To do = Transcribe the listing below from its opening line up to and including the line that contains "import plotly.graph_objects as go"; reproduce nothing else.

Source data =

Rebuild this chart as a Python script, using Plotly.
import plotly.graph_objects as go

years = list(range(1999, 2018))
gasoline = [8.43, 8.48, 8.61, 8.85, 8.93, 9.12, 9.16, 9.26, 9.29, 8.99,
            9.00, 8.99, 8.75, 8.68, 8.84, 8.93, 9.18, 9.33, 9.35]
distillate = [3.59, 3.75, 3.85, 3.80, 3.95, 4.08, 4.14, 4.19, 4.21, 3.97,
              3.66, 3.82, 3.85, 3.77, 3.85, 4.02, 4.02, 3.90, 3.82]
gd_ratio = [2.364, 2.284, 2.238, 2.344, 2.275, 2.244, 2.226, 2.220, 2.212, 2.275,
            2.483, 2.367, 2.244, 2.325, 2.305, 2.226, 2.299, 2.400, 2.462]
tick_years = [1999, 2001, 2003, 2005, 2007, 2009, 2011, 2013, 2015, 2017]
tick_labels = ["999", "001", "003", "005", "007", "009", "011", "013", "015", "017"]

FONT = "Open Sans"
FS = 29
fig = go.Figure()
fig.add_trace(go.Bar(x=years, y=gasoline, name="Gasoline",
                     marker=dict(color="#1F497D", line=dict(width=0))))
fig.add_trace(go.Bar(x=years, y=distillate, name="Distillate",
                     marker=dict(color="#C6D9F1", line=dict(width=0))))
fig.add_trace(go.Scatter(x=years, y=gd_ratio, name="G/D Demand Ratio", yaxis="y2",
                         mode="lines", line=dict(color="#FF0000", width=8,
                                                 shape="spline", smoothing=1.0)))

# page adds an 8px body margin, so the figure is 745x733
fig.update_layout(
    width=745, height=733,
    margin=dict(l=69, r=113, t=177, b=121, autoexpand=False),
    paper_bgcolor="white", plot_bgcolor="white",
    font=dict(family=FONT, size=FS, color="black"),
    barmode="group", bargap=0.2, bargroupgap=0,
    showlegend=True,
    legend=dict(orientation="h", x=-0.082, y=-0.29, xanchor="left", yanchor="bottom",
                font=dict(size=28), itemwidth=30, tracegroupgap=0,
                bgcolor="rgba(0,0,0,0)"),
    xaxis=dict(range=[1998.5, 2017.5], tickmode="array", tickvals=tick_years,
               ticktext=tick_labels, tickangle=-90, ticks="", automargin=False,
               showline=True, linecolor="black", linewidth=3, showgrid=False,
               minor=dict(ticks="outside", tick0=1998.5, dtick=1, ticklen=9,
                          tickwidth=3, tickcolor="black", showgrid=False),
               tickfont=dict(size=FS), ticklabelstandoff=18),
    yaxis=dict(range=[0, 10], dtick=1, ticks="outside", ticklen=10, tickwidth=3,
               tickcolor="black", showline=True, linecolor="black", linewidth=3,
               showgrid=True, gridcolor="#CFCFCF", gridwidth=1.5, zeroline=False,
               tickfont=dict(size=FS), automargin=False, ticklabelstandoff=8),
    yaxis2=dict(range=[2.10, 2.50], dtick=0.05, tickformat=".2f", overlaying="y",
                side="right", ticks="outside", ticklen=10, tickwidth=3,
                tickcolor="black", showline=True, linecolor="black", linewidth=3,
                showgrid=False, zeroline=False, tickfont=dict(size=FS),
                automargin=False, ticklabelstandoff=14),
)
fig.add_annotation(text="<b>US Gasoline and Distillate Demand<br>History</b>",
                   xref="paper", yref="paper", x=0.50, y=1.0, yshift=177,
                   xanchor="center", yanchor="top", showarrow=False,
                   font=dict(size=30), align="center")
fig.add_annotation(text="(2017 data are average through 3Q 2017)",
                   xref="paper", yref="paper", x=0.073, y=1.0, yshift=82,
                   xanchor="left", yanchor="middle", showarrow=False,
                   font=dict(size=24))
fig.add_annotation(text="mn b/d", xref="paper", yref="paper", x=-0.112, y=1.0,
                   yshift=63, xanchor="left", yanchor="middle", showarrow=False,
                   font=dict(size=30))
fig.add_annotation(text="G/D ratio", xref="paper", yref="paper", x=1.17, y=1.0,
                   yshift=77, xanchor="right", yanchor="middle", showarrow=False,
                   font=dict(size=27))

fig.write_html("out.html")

The response =
Rebuild this chart as a Python script, using Plotly.
import plotly.graph_objects as go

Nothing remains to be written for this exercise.